— Start —

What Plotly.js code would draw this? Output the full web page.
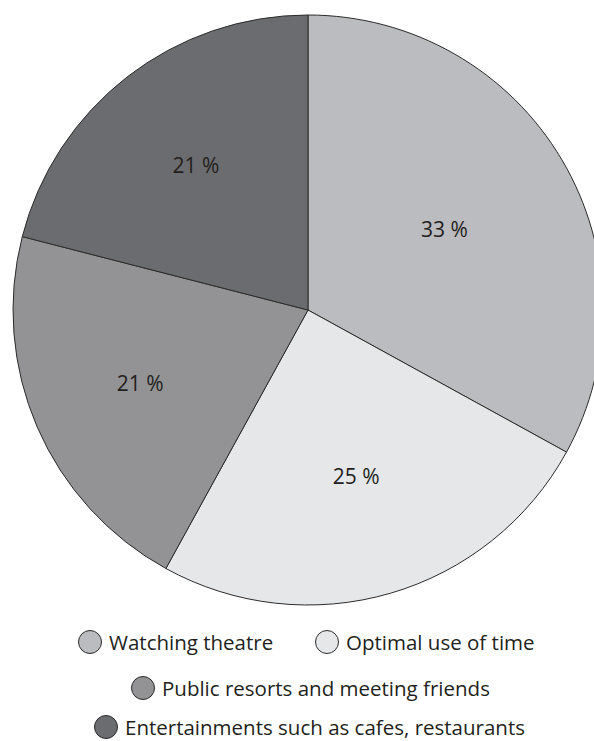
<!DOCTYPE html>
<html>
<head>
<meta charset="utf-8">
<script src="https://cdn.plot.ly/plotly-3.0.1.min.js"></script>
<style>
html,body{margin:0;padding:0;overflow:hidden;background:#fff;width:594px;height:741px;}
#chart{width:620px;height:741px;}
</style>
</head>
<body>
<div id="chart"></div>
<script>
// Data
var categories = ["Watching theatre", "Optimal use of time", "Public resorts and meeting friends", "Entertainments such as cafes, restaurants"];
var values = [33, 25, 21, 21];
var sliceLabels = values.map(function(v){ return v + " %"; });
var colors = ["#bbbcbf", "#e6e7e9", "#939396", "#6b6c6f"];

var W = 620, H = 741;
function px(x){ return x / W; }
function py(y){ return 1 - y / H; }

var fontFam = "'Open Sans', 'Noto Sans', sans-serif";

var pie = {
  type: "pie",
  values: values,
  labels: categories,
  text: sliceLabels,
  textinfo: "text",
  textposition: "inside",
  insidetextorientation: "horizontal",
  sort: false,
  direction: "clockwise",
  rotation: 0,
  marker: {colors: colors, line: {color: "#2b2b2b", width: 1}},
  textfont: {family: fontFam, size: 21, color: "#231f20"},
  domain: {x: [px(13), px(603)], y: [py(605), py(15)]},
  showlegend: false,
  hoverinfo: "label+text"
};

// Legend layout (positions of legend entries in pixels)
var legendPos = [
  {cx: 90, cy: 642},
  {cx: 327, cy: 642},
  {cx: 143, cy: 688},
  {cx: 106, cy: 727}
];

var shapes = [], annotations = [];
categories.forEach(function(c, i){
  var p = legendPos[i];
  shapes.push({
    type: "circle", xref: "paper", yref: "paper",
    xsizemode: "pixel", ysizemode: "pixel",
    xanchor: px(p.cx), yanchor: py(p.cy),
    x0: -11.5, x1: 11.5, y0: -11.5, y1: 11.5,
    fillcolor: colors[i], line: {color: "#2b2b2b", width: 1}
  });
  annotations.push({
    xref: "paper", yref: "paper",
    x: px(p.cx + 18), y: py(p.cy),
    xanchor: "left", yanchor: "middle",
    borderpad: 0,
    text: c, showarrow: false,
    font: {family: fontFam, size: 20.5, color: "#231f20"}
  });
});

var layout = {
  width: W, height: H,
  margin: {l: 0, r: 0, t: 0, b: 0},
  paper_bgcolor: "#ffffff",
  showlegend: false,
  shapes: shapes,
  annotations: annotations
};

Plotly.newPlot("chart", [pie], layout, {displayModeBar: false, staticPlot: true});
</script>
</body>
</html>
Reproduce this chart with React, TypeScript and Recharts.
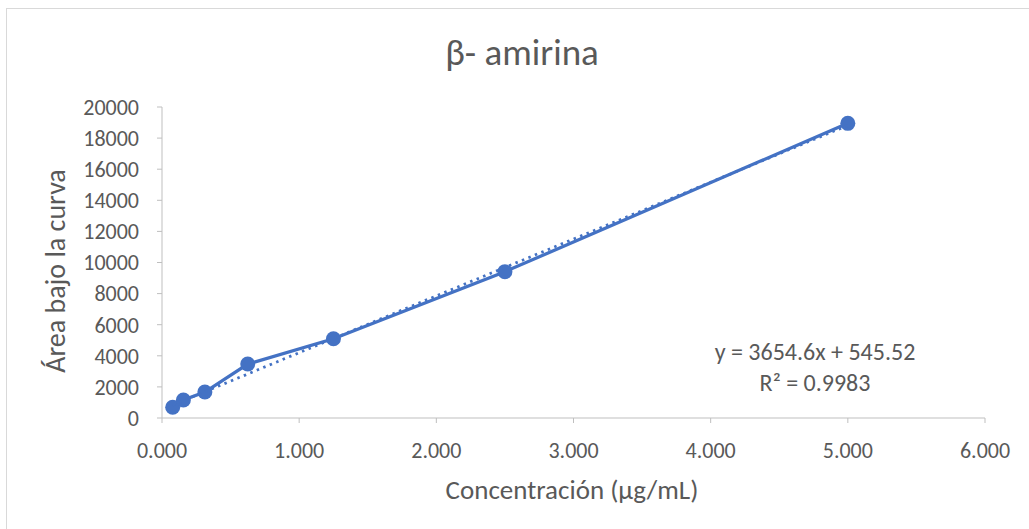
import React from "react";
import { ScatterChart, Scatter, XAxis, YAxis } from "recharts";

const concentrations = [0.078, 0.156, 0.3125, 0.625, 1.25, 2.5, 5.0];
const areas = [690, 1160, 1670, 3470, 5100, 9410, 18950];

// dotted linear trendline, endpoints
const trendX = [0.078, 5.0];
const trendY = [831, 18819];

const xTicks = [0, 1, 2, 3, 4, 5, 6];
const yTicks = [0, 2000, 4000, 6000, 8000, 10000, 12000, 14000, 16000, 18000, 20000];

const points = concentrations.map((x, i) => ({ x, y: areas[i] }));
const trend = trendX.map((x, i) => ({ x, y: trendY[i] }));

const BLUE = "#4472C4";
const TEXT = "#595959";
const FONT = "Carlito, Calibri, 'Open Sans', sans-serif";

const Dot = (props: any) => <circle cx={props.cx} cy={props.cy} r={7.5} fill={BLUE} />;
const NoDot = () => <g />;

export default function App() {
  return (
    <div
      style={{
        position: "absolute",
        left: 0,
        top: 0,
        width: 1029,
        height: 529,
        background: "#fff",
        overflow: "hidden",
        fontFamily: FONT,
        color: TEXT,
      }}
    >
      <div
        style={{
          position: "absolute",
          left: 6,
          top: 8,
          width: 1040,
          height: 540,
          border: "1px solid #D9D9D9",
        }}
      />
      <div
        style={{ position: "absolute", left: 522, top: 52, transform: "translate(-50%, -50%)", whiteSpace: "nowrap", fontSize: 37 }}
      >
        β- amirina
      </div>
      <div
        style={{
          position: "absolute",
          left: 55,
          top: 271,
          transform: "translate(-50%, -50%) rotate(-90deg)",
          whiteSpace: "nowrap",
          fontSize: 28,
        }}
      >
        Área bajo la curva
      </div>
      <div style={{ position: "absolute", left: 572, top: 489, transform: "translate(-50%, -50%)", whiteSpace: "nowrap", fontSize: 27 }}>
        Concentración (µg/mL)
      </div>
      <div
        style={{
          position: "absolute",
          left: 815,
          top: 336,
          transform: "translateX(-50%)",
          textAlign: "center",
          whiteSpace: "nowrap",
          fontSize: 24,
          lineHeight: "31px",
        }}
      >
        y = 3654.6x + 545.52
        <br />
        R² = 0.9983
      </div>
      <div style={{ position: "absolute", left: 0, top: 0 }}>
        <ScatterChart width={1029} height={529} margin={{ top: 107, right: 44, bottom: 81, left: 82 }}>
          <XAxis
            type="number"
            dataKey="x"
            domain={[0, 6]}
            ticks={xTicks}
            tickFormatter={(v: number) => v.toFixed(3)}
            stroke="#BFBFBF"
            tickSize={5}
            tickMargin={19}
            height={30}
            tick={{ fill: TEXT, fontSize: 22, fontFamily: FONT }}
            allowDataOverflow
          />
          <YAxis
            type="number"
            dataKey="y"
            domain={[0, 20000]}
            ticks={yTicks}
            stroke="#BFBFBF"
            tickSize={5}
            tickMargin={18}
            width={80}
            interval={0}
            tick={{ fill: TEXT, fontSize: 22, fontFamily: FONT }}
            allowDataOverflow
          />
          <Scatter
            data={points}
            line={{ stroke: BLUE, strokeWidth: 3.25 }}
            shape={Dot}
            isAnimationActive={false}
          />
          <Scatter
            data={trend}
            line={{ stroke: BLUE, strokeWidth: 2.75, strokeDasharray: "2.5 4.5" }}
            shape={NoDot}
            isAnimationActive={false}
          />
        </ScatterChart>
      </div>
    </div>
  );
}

— End —

EXERCISE GOAL: All of the material above needs to be restated exactly, with no pictures.

WRITTEN SOLUTION:
What Plotly.js code would draw this? Output the full web page.
<!DOCTYPE html>
<html>
<head>
<meta charset="utf-8">
<script src="https://cdn.plot.ly/plotly-3.0.1.min.js"></script>
<style>
html,body{margin:0;padding:0;overflow:hidden;background:#fff;width:594px;height:741px;}
#chart{width:620px;height:741px;}
</style>
</head>
<body>
<div id="chart"></div>
<script>
// Data
var categories = ["Watching theatre", "Optimal use of time", "Public resorts and meeting friends", "Entertainments such as cafes, restaurants"];
var values = [33, 25, 21, 21];
var sliceLabels = values.map(function(v){ return v + " %"; });
var colors = ["#bbbcbf", "#e6e7e9", "#939396", "#6b6c6f"];

var W = 620, H = 741;
function px(x){ return x / W; }
function py(y){ return 1 - y / H; }

var fontFam = "'Open Sans', 'Noto Sans', sans-serif";

var pie = {
  type: "pie",
  values: values,
  labels: categories,
  text: sliceLabels,
  textinfo: "text",
  textposition: "inside",
  insidetextorientation: "horizontal",
  sort: false,
  direction: "clockwise",
  rotation: 0,
  marker: {colors: colors, line: {color: "#2b2b2b", width: 1}},
  textfont: {family: fontFam, size: 21, color: "#231f20"},
  domain: {x: [px(13), px(603)], y: [py(605), py(15)]},
  showlegend: false,
  hoverinfo: "label+text"
};

// Legend layout (positions of legend entries in pixels)
var legendPos = [
  {cx: 90, cy: 642},
  {cx: 327, cy: 642},
  {cx: 143, cy: 688},
  {cx: 106, cy: 727}
];

var shapes = [], annotations = [];
categories.forEach(function(c, i){
  var p = legendPos[i];
  shapes.push({
    type: "circle", xref: "paper", yref: "paper",
    xsizemode: "pixel", ysizemode: "pixel",
    xanchor: px(p.cx), yanchor: py(p.cy),
    x0: -11.5, x1: 11.5, y0: -11.5, y1: 11.5,
    fillcolor: colors[i], line: {color: "#2b2b2b", width: 1}
  });
  annotations.push({
    xref: "paper", yref: "paper",
    x: px(p.cx + 18), y: py(p.cy),
    xanchor: "left", yanchor: "middle",
    borderpad: 0,
    text: c, showarrow: false,
    font: {family: fontFam, size: 20.5, color: "#231f20"}
  });
});

var layout = {
  width: W, height: H,
  margin: {l: 0, r: 0, t: 0, b: 0},
  paper_bgcolor: "#ffffff",
  showlegend: false,
  shapes: shapes,
  annotations: annotations
};

Plotly.newPlot("chart", [pie], layout, {displayModeBar: false, staticPlot: true});
</script>
</body>
</html>
Reproduce this chart with React, TypeScript and Recharts.
import React from "react";
import { ScatterChart, Scatter, XAxis, YAxis } from "recharts";

const concentrations = [0.078, 0.156, 0.3125, 0.625, 1.25, 2.5, 5.0];
const areas = [690, 1160, 1670, 3470, 5100, 9410, 18950];

// dotted linear trendline, endpoints
const trendX = [0.078, 5.0];
const trendY = [831, 18819];

const xTicks = [0, 1, 2, 3, 4, 5, 6];
const yTicks = [0, 2000, 4000, 6000, 8000, 10000, 12000, 14000, 16000, 18000, 20000];

const points = concentrations.map((x, i) => ({ x, y: areas[i] }));
const trend = trendX.map((x, i) => ({ x, y: trendY[i] }));

const BLUE = "#4472C4";
const TEXT = "#595959";
const FONT = "Carlito, Calibri, 'Open Sans', sans-serif";

const Dot = (props: any) => <circle cx={props.cx} cy={props.cy} r={7.5} fill={BLUE} />;
const NoDot = () => <g />;

export default function App() {
  return (
    <div
      style={{
        position: "absolute",
        left: 0,
        top: 0,
        width: 1029,
        height: 529,
        background: "#fff",
        overflow: "hidden",
        fontFamily: FONT,
        color: TEXT,
      }}
    >
      <div
        style={{
          position: "absolute",
          left: 6,
          top: 8,
          width: 1040,
          height: 540,
          border: "1px solid #D9D9D9",
        }}
      />
      <div
        style={{ position: "absolute", left: 522, top: 52, transform: "translate(-50%, -50%)", whiteSpace: "nowrap", fontSize: 37 }}
      >
        β- amirina
      </div>
      <div
        style={{
          position: "absolute",
          left: 55,
          top: 271,
          transform: "translate(-50%, -50%) rotate(-90deg)",
          whiteSpace: "nowrap",
          fontSize: 28,
        }}
      >
        Área bajo la curva
      </div>
      <div style={{ position: "absolute", left: 572, top: 489, transform: "translate(-50%, -50%)", whiteSpace: "nowrap", fontSize: 27 }}>
        Concentración (µg/mL)
      </div>
      <div
        style={{
          position: "absolute",
          left: 815,
          top: 336,
          transform: "translateX(-50%)",
          textAlign: "center",
          whiteSpace: "nowrap",
          fontSize: 24,
          lineHeight: "31px",
        }}
      >
        y = 3654.6x + 545.52
        <br />
        R² = 0.9983
      </div>
      <div style={{ position: "absolute", left: 0, top: 0 }}>
        <ScatterChart width={1029} height={529} margin={{ top: 107, right: 44, bottom: 81, left: 82 }}>
          <XAxis
            type="number"
            dataKey="x"
            domain={[0, 6]}
            ticks={xTicks}
            tickFormatter={(v: number) => v.toFixed(3)}
            stroke="#BFBFBF"
            tickSize={5}
            tickMargin={19}
            height={30}
            tick={{ fill: TEXT, fontSize: 22, fontFamily: FONT }}
            allowDataOverflow
          />
          <YAxis
            type="number"
            dataKey="y"
            domain={[0, 20000]}
            ticks={yTicks}
            stroke="#BFBFBF"
            tickSize={5}
            tickMargin={18}
            width={80}
            interval={0}
            tick={{ fill: TEXT, fontSize: 22, fontFamily: FONT }}
            allowDataOverflow
          />
          <Scatter
            data={points}
            line={{ stroke: BLUE, strokeWidth: 3.25 }}
            shape={Dot}
            isAnimationActive={false}
          />
          <Scatter
            data={trend}
            line={{ stroke: BLUE, strokeWidth: 2.75, strokeDasharray: "2.5 4.5" }}
            shape={NoDot}
            isAnimationActive={false}
          />
        </ScatterChart>
      </div>
    </div>
  );
}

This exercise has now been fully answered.